If you are limitted to a phone conversation, you might just say that you want to help your daughter be prepaired for a sleep over. Tell them that you know each family has their own 'family culture' and that you want your daughter to know how to conduct herself respectfully. Then you can ask very specific questions about everything from foods your daughter may not be familiar with and if she will be expected to eat whatever is served to whether or not she needs to be aware of anyone's special needs. This will also give you an opportunity to explain any special needs your daughter may have. I know, as a parent, I would have welcomed such a thoughtful call from another parent. You can even offer to help with the sleep over. Offer to bring a dish or help facilitate some game time, a special craft project, or storytelling, to make it a special event and give the hosting parent some support. You can also suggest that if they need someone to run to the store for something, they can call you. Being helpful is a great ice-breaker!

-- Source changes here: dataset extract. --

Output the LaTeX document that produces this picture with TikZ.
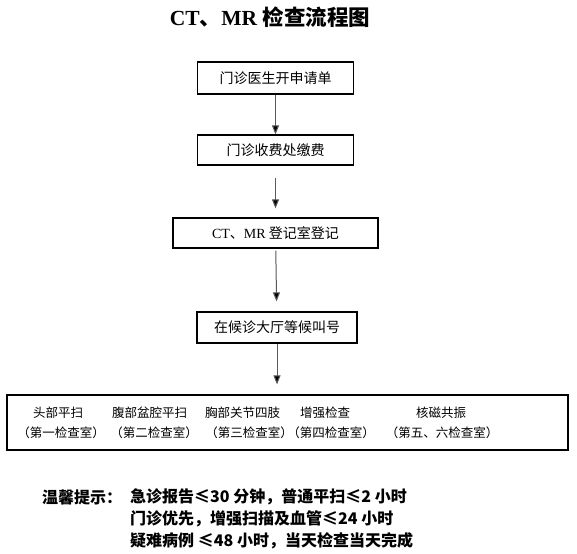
\documentclass[tikz,border=0pt]{standalone}
\usepackage{fontspec}
\setmainfont{Liberation Serif}
\newfontfamily\cjk{Noto Sans CJK SC}
\usetikzlibrary{arrows.meta}
\begin{document}
\begin{tikzpicture}[x=1pt,y=-1pt,
  flowbox/.style={draw=black, line width=1.2pt, inner sep=0pt, font=\cjk\fontsize{14}{16}\selectfont},
  flowarrow/.style={draw=black!65, line width=1pt, -{Triangle[length=9pt,width=7pt,fill=black]}},
  room/.style={font=\cjk\fontsize{12.5}{14}\selectfont, inner sep=0pt},
  tip/.style={font=\cjk\bfseries\fontsize{16}{18}\selectfont, inner sep=0pt, anchor=west},
]
\useasboundingbox (0,0) rectangle (577,553);
\fill[white] (0,0) rectangle (577,553);

\node[font=\bfseries\fontsize{21.5}{24}\selectfont, inner sep=0pt] (title) at (270,17) {CT{\cjk 、}MR {\cjk 检查流程图}};

\node[flowbox, minimum width=156pt, minimum height=32pt] (b1) at (275.5,78) {门诊医生开申请单};
\node[flowbox, minimum width=156pt, minimum height=30pt] (b2) at (275.5,150) {门诊收费处缴费};
\node[flowbox, minimum width=205pt, minimum height=30pt] (b3) at (275.5,233) {{\rmfamily CT}、{\rmfamily MR} 登记室登记};
\node[flowbox, minimum width=160pt, minimum height=31pt] (b4) at (277,327.5) {在候诊大厅等候叫号\hspace{12pt}};
\node[draw=black, line width=1.2pt, minimum width=561pt, minimum height=55pt, inner sep=0pt] (rooms) at (287.5,422.5) {};

\draw[flowarrow] (b1) -- (b2);
\draw[flowarrow, shorten <=12pt, shorten >=9pt] (b2) -- (b3);
\draw[flowarrow, shorten <=2pt, shorten >=10pt] (b3) -- (b4);
\draw[flowarrow, shorten >=10pt] (b4.south) -- (b4.south |- rooms.north);

\node[room] (r1a) at (58,413) {头部平扫};
\node[room] (r1b) at (61,433) {（第一检查室）};
\node[room] (r2a) at (149.5,413) {腹部盆腔平扫};
\node[room] (r2b) at (154,433) {（第二检查室）};
\node[room] (r3a) at (242.5,413) {胸部关节四肢};
\node[room] (r3b) at (249,433) {（第三检查室）};
\node[room] (r4a) at (325,413) {增强检查};
\node[room] (r4b) at (331,433) {（第四检查室）};
\node[room] (r5a) at (441,413) {核磁共振};
\node[room] (r5b) at (442,433) {（第五、六检查室）};

\node[tip] (tiphead) at (42,497) {温馨提示：};
\node[tip] (tip1) at (130,497) {急诊报告≤30 分钟，普通平扫≤2 小时};
\node[tip] (tip2) at (130,519) {门诊优先，增强扫描及血管≤24 小时};
\node[tip] (tip3) at (130,541) {疑难病例 ≤48 小时，当天检查当天完成};
\end{tikzpicture}
\end{document}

However much we might try to know the families and know how our children are being watched, or not, there is only so much we can control as parents. One of the best things you can do is to talk things over with your daughter and let her know she can call you to come get her if she is faced with something too awkward or uncomfortable. You can make a plan for her to make a graceful exit. For example, you could tell her that if she needs to call, she can simply say that she forgot to tell her mother something important (like a phone message) or has a question and needs to call. She may not have the opportunity to talk on the phone privately, so give her a code word she can use on the phone that means she wants you to come and get her. Then you can ask her to give the phone to a parent and tell them you have a minor family emergency and will need to come and pick up your daughter. I remember my 11 year old son spending the night with a good family. Some of their standards were different from ours, but they were conscientious parents. But, once an older cousin came to spend the night while my son was sleeping over and that cousin brought an X-rated video he had gotten his hands on. My son came home asking me some truly unexpected questions!! Although I was disappointed that the boys were not better supervised, I was so glad my son knew to come to me with those questions. We were able to talk about it in a way that helped him develop a healthy sense of respect and honor toward women and sexuality.

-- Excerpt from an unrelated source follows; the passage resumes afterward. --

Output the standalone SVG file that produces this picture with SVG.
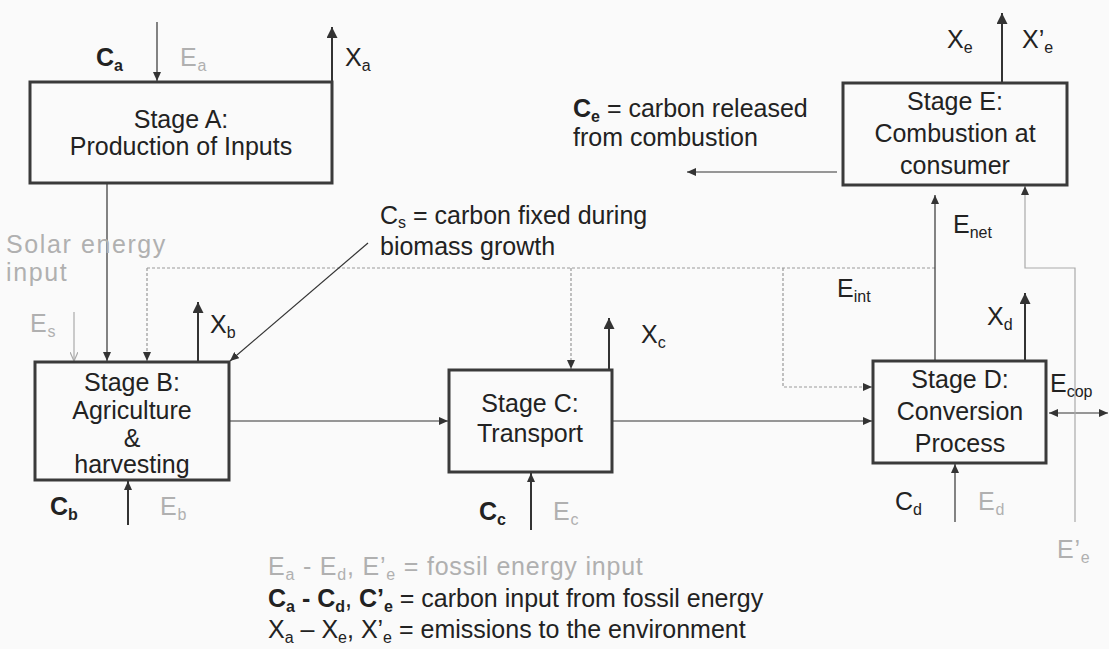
<svg xmlns="http://www.w3.org/2000/svg" width="1109" height="649" viewBox="0 0 1109 649">
<defs>
<style>
text{font-family:"Liberation Sans",Arial,sans-serif;font-size:25px;fill:#222}
.st{text-anchor:middle}
.g{fill:#b0b0b0;letter-spacing:0.8px}
.sol{letter-spacing:1.6px}
.b{font-weight:bold}
.sub{font-size:16px}
.box{fill:none;stroke:#3a3a3a;stroke-width:3}
.ln{fill:none;stroke:#333;stroke-width:1.2}
.em{fill:none;stroke:#333;stroke-width:2}
.gl{fill:none;stroke:#aaa;stroke-width:1.2}
.dt{fill:none;stroke:#999;stroke-width:1.2;stroke-dasharray:3 2}
</style>
<marker id="ah" markerUnits="userSpaceOnUse" markerWidth="9" markerHeight="8" refX="9" refY="4" orient="auto-start-reverse"><path d="M0,0 L9,4 L0,8 z" fill="#333"/></marker>
<marker id="ahb" markerUnits="userSpaceOnUse" markerWidth="11" markerHeight="11" refX="11" refY="5.5" orient="auto"><path d="M0,0 L11,5.5 L0,11 z" fill="#333"/></marker>
<marker id="ahg" markerUnits="userSpaceOnUse" markerWidth="9" markerHeight="8" refX="9" refY="4" orient="auto"><path d="M0,0 L9,4 L0,8" fill="none" stroke="#aaa" stroke-width="1.2"/></marker>
</defs>
<rect width="1109" height="649" fill="#fafafa"/>

<g id="connectors">
<line class="ln" x1="107" y1="183" x2="107" y2="361" marker-end="url(#ah)"/>
<line class="ln" x1="157" y1="22" x2="157" y2="81" marker-end="url(#ah)"/>
<line class="em" x1="332" y1="82" x2="332" y2="27" marker-end="url(#ahb)"/>
<line class="gl" x1="74" y1="312" x2="74" y2="361" marker-end="url(#ahg)"/>
<polyline class="dt" points="935,268 147,268"/>
<line class="dt" x1="147" y1="268" x2="147" y2="361" marker-end="url(#ah)"/>
<line class="dt" x1="571" y1="268" x2="571" y2="369" marker-end="url(#ah)"/>
<polyline class="dt" points="783,268 783,387 872,387" marker-end="url(#ah)"/>
<line class="ln" x1="368" y1="243" x2="230" y2="361" marker-end="url(#ah)"/>
<line class="em" x1="198" y1="362" x2="198" y2="302" marker-end="url(#ahb)"/>
<line class="ln" x1="229" y1="421" x2="448" y2="421" marker-end="url(#ah)"/>
<line class="ln" x1="612" y1="421" x2="872" y2="421" marker-end="url(#ah)"/>
<line class="em" x1="609" y1="370" x2="609" y2="318" marker-end="url(#ahb)"/>
<line class="em" x1="531" y1="530" x2="531" y2="473" marker-end="url(#ah)"/>
<line class="em" x1="1025" y1="361" x2="1025" y2="293" marker-end="url(#ahb)"/>
<line class="ln" x1="935" y1="361" x2="935" y2="195" marker-end="url(#ah)"/>
<line class="ln" x1="1049" y1="413" x2="1108" y2="413" marker-start="url(#ah)" marker-end="url(#ah)"/>
<line class="ln" x1="955" y1="522" x2="955" y2="464" marker-end="url(#ah)"/>
<polyline class="gl" points="1075,522 1075,268 1025,268 1025,186" marker-end="url(#ah)"/>
<line class="ln" x1="837" y1="172" x2="687" y2="172" marker-end="url(#ah)"/>
<line class="em" x1="1002" y1="83" x2="1002" y2="13" marker-end="url(#ahb)"/>
<line class="em" x1="128" y1="525" x2="128" y2="481" marker-end="url(#ah)"/>
</g>

<g id="stageA">
<rect class="box" x="30" y="82" width="302" height="101"/>
<text class="st" x="181" y="128">Stage A:</text>
<text class="st" x="181" y="155">Production of Inputs</text>
</g>

<g id="stageB">
<rect class="box" x="35" y="362" width="194" height="118"/>
<text class="st" x="132" y="391">Stage B:</text>
<text class="st" x="132" y="419">Agriculture</text>
<text class="st" x="132" y="447">&amp;</text>
<text class="st" x="132" y="473">harvesting</text>
</g>

<g id="stageC">
<rect class="box" x="449" y="370" width="163" height="102"/>
<text class="st" x="530" y="412">Stage C:</text>
<text class="st" x="530" y="442">Transport</text>
</g>

<g id="stageD">
<rect class="box" x="873" y="361" width="173" height="102"/>
<text class="st" x="960" y="388">Stage D:</text>
<text class="st" x="960" y="420">Conversion</text>
<text class="st" x="960" y="452">Process</text>
</g>

<g id="stageE">
<rect class="box" x="843" y="83" width="224" height="102"/>
<text class="st" x="955" y="110">Stage E:</text>
<text class="st" x="955" y="142">Combustion at</text>
<text class="st" x="955" y="174">consumer</text>
</g>

<g id="labels">
<text x="96" y="66" class="b">C<tspan class="sub" dy="5">a</tspan></text>
<text x="180" y="66" class="g">E<tspan class="sub" dy="5">a</tspan></text>
<text x="345" y="66">X<tspan class="sub" dy="5">a</tspan></text>
<text x="6" y="253" class="g sol">Solar energy</text>
<text x="6" y="281" class="g sol">input</text>
<text x="30" y="332" class="g">E<tspan class="sub" dy="5">s</tspan></text>
<text x="210" y="333">X<tspan class="sub" dy="5">b</tspan></text>
<text x="380" y="224">C<tspan class="sub" dy="4">s</tspan><tspan dy="-4"> = carbon fixed during</tspan></text>
<text x="380" y="255">biomass growth</text>
<text x="573" y="117"><tspan class="b">C</tspan><tspan class="sub b" dy="5">e</tspan><tspan dy="-5"> = carbon released</tspan></text>
<text x="573" y="146">from combustion</text>
<text x="947" y="48">X<tspan class="sub" dy="5">e</tspan></text>
<text x="1022" y="48">X’<tspan class="sub" dy="5">e</tspan></text>
<text x="953" y="233">E<tspan class="sub" dy="5">net</tspan></text>
<text x="837" y="297">E<tspan class="sub" dy="5">int</tspan></text>
<text x="641" y="343">X<tspan class="sub" dy="5">c</tspan></text>
<text x="987" y="325">X<tspan class="sub" dy="5">d</tspan></text>
<text x="1050" y="392">E<tspan class="sub" dy="5">cop</tspan></text>
<text x="479" y="520" class="b">C<tspan class="sub" dy="5">c</tspan></text>
<text x="553" y="520" class="g">E<tspan class="sub" dy="5">c</tspan></text>
<text x="895" y="510">C<tspan class="sub" dy="5">d</tspan></text>
<text x="978" y="510" class="g">E<tspan class="sub" dy="5">d</tspan></text>
<text x="1057" y="558" class="g">E’<tspan class="sub" dy="5">e</tspan></text>
<text x="50" y="515" class="b">C<tspan class="sub" dy="5">b</tspan></text>
<text x="160" y="515" class="g">E<tspan class="sub" dy="5">b</tspan></text>
</g>

<g id="legend">
<text x="268" y="575" class="g">E<tspan class="sub" dy="5">a</tspan><tspan dy="-5"> - E</tspan><tspan class="sub" dy="5">d</tspan><tspan dy="-5">, E’</tspan><tspan class="sub" dy="5">e</tspan><tspan dy="-5"> = fossil energy input</tspan></text>
<text x="268" y="607"><tspan class="b">C</tspan><tspan class="sub b" dy="5">a</tspan><tspan class="b" dy="-5"> - C</tspan><tspan class="sub b" dy="5">d</tspan><tspan dy="-5">, </tspan><tspan class="b">C’</tspan><tspan class="sub b" dy="5">e</tspan><tspan dy="-5"> = carbon input from fossil energy</tspan></text>
<text x="268" y="638">X<tspan class="sub" dy="5">a</tspan><tspan dy="-5"> – X</tspan><tspan class="sub" dy="5">e</tspan><tspan dy="-5">, X’</tspan><tspan class="sub" dy="5">e</tspan><tspan dy="-5"> = emissions to the environment</tspan></text>
</g>
</svg>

Your daughter is at the age where it becomes increasingly difficult to try to control what they are exposed to. The one thing I did not want my son to have was a worrisome mother. So, I did my best to know my son and make sure he knew we were available and accessible and to prepare him to handle himself with dignity. And, most importantly, I prayed!!! I learned to remind myself that this is God's child that I was caring for and that we are all just as much in God's hands as we were the day we were born.
My son once told me that he was reminded how much I prayed for him when he was a teenager because he could not seem to get away with things the other kids did. He said it was uncanny how, if he even thought about crossing a boundary, something would happen to make it almost impossible. He would get caught before he had a chance to do something really stupid. However frustrating this may have been for him in some ways, it always proved to him how much he was loved. To be honest, I don't know how parents raise children without prayer. There is just too much that is not under a parent's control.
I hope you don't mind if I share the prayer I carry in my heart for my son. He found this prayer when he was 7 y/o and he decided to memorize it. I thought that was so precious, so I memorized it and still recite this prayer on his behalf every day. At times when I was most prone to worry about him, this prayer was my rock:
O Lord! Make this youth radiant, and confer Thy bounty upon this poor creature. Bestow upon him knowledge, grant him added strength at the break of every morn and guard him within the shelter of Thy protection so that he may be freed from error, may devote himself to the service of Thy Cause, may guide the wayward, lead the hapless, free the captives and awaken the heedless, that all may be blessed with Thy remembrance and praise. Thou art the Mighty and the Powerful.